Create Alternative Bonding Experiences

Organize activities that don’t center on drinking. Golf outings. Escape rooms. Volunteer events. Tech workshops. You become known as the person who creates memorable experiences, not the person who doesn’t drink.

Master the Art of the Mocktail

Hold a drink. Any drink. It stops the questions and makes others comfortable. Bartenders everywhere can make impressive non-alcoholic cocktails. Tip well. They’ll remember you and take care of you at future events.

Build Your Power Hour Strategy

Identify the key people you need to connect with. Approach them early in events when everyone’s fresh. Have your talking points ready. Make your impression before alcohol dulls the interaction.

Leverage Your Clarity Advantage

You remember every conversation. You recall every commitment.

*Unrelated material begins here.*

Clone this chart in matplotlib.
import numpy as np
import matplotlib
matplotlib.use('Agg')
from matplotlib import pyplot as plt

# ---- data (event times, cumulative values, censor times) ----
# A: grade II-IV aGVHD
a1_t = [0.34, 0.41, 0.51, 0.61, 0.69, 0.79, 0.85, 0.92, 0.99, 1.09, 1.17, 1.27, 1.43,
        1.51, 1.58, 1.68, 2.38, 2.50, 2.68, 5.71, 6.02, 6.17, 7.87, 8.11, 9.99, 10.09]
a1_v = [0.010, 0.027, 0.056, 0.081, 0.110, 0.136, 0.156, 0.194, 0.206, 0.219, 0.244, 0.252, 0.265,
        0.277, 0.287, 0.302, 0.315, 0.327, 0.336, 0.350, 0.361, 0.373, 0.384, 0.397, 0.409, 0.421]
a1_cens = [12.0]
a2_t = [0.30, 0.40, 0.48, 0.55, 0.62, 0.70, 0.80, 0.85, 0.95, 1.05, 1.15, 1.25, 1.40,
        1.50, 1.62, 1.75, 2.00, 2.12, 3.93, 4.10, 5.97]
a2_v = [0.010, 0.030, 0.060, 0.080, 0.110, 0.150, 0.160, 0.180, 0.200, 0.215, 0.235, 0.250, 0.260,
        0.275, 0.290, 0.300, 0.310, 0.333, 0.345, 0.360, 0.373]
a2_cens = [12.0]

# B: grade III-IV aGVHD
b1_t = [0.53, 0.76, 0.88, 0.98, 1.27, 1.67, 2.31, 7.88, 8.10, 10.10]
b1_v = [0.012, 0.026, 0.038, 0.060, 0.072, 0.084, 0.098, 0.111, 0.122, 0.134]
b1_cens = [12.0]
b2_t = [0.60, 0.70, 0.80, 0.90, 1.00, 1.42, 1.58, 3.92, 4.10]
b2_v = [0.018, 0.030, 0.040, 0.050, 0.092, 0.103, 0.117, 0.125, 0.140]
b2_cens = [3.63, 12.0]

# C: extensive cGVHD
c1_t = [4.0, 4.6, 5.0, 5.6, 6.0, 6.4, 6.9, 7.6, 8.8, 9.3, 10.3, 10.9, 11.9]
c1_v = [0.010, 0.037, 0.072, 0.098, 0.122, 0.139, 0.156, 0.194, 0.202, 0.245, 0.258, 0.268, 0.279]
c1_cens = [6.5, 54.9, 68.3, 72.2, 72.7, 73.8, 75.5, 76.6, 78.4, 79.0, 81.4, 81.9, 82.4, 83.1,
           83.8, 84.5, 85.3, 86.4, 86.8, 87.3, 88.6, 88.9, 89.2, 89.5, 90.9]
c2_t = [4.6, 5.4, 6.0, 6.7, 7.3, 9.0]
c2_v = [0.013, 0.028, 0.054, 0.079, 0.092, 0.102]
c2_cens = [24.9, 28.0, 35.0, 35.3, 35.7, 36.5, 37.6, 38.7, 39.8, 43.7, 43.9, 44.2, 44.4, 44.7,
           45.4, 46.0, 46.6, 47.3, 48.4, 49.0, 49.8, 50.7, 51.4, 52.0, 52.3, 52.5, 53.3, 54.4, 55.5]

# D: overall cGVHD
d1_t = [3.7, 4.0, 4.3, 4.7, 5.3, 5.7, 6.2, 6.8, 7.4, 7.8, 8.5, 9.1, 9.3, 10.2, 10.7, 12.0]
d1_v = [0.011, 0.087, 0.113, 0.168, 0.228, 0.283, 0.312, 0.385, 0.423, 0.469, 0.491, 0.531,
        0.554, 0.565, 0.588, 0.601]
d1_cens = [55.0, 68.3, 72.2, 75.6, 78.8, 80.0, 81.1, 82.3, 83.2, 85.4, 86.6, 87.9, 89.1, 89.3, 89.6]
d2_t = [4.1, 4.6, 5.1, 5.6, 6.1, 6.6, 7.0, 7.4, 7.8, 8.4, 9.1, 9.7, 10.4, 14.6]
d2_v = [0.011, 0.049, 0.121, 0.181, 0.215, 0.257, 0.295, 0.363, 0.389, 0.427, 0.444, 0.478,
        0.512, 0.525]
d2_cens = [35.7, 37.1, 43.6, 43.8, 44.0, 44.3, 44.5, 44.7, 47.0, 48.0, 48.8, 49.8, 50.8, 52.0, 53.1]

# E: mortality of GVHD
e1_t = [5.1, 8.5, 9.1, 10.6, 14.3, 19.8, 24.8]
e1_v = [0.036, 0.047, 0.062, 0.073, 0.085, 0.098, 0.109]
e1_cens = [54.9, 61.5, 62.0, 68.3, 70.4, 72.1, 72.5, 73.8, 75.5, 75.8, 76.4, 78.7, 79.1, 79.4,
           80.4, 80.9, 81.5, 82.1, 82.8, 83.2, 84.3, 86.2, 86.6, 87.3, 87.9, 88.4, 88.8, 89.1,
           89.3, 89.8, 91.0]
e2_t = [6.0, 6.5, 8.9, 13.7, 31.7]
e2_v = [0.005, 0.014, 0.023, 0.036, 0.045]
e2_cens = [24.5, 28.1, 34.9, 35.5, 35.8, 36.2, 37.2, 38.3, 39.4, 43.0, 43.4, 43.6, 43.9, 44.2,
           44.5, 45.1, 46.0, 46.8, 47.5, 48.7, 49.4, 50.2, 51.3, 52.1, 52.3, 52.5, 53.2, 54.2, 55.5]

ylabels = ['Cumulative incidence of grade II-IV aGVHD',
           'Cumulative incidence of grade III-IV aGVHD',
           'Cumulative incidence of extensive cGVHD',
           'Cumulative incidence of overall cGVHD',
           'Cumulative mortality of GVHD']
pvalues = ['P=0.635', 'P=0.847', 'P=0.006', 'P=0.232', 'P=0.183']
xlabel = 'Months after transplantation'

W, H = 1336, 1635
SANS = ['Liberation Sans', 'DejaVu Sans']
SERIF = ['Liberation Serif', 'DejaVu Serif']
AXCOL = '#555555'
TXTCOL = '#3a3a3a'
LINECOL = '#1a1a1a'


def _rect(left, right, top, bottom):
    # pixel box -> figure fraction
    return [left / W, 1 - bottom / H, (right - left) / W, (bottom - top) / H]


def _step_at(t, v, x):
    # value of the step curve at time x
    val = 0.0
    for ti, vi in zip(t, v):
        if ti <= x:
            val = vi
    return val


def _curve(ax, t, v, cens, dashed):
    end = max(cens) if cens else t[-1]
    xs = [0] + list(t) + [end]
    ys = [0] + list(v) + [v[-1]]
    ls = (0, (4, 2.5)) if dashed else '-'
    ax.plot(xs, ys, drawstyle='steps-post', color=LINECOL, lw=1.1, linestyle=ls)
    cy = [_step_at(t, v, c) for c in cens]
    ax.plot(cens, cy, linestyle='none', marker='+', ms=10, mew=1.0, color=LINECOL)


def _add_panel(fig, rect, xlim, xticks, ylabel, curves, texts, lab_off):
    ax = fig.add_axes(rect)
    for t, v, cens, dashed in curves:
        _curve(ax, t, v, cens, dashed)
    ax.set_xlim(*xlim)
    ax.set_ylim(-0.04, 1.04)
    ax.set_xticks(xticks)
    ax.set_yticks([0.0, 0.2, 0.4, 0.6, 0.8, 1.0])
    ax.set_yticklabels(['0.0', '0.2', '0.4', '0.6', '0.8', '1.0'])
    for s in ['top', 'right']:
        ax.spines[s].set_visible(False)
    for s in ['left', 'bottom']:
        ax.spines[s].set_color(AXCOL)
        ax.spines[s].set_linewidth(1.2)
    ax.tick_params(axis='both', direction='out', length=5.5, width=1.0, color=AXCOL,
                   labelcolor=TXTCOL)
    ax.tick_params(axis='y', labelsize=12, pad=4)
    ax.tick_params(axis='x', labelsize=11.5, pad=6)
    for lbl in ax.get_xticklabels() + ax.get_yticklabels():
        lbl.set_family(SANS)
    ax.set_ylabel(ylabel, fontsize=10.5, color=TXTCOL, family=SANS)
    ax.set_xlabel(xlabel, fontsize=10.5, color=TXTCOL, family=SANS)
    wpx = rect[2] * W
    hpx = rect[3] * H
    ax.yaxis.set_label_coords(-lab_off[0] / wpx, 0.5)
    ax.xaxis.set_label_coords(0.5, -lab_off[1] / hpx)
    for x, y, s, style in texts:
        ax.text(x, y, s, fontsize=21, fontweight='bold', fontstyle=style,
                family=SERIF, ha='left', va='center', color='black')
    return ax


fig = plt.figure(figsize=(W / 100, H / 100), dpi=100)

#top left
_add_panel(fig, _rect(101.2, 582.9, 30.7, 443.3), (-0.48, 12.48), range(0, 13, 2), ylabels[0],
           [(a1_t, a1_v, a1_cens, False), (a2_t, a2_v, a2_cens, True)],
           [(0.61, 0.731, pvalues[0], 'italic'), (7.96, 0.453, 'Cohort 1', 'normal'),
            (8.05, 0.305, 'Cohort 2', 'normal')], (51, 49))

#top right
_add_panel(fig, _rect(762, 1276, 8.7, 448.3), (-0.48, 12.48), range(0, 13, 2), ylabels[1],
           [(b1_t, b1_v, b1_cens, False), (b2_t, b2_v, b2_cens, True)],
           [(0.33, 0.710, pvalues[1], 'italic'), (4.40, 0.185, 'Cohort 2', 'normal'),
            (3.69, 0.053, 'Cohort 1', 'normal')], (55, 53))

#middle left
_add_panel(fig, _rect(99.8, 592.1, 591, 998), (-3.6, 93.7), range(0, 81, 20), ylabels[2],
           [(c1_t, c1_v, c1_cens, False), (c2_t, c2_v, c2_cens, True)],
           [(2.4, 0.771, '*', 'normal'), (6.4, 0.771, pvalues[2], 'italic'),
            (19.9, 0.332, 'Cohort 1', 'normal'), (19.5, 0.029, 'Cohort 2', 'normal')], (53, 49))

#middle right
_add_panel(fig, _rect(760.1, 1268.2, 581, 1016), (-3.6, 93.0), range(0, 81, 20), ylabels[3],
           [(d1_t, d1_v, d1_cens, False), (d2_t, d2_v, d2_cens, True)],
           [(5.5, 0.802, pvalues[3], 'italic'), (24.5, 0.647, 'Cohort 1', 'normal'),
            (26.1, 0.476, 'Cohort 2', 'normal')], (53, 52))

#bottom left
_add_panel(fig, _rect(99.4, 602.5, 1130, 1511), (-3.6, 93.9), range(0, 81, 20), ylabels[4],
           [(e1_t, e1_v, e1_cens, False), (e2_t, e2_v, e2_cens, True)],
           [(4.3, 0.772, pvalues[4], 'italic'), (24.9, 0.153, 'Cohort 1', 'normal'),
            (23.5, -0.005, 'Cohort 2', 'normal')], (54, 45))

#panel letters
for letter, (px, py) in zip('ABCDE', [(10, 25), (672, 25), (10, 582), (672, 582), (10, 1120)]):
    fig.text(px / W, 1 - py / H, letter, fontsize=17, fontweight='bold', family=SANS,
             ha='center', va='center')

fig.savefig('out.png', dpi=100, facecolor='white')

Follow up the next day with personalized messages while others nurse hangovers. Your reliability becomes your brand.

Turning Sobriety Into Professional Advantage

Your sobriety offers competitive advantages others lack:

Enhanced Performance: You’re never hungover. You never miss morning meetings. Your consistency builds trust.

Better Judgment: You never make alcohol-fueled mistakes. No inappropriate comments. No burned bridges. No regrettable emails.

Authentic Relationships: Your connections are real. People trust you because you’re always fully present.

Health Vitality: Your energy levels surpass your peers. You look better. You think clearer. You perform stronger.

Financial Advantage: You save thousands annually. Invest that money. Use it for courses, certifications, or starting your side business.

Handling Specific Situations

Client Dinners: Focus on the food and conversation. Become an expert on restaurants. Your clients will appreciate your genuine interest in their business rather than your drinking compatibility.

Conference Networking: Attend the sessions others skip due to hangovers. Host morning runs or yoga. Create a sober professional network within the larger conference.

Team Celebrations: Be the first to celebrate others. Bring enthusiasm that doesn’t require alcohol. Leave after the toasts but before the deterioration.

Holiday Parties: Make appearances. Connect authentically. Document the event with photos (sober you takes better pictures). Exit before things get messy.

Building Your Support Network

Find other sober professionals. They exist in every industry. Create a LinkedIn group. Start a monthly breakfast club. Share strategies and opportunities.

Connect with remote-first companies. They often have less drinking-focused cultures. Their social events tend toward virtual coffee chats rather than happy hours.

Seek mentors who value performance over partying. They exist at every level. They’ll appreciate your dedication and clarity.

The Long Game

Your sobriety is a long-term career advantage. While others accumulate alcohol-related problems, you accumulate achievements. While they recover from nights out, you’re building your future.

Some opportunities might pass you by. The deals closed over whiskey. The bonds formed during late-night drinks. Accept this. The opportunities you gain through consistency, clarity, and authentic connection far exceed what you miss.

Your Sobriety, Your Strength

I’ve been sober for nearly seven years. My career hasn’t suffered. It’s thrived. I’ve led products at major companies. Won innovation competitions. Built successful businesses. All without a single drink.

Your sobriety isn’t a limitation. It’s a differentiator. In a world of impaired judgment and forgotten conversations, your clarity stands out. Your consistency builds trust. Your authenticity creates real connections.

The business world needs more sober professionals. We bring perspective others can’t. We make decisions others won’t. We remember what others forget.

Stay sober. Stay strategic. Your career will thank you.

Action Steps

  1. Schedule three coffee meetings this week
  2. Identify two sober professionals in your network
  3. Plan one non-drinking team activity
  4. Practice your “I don’t drink” response until it feels natural
  5. Follow up on every networking conversation within 24 hours

Your sobriety is your choice. Make it your advantage.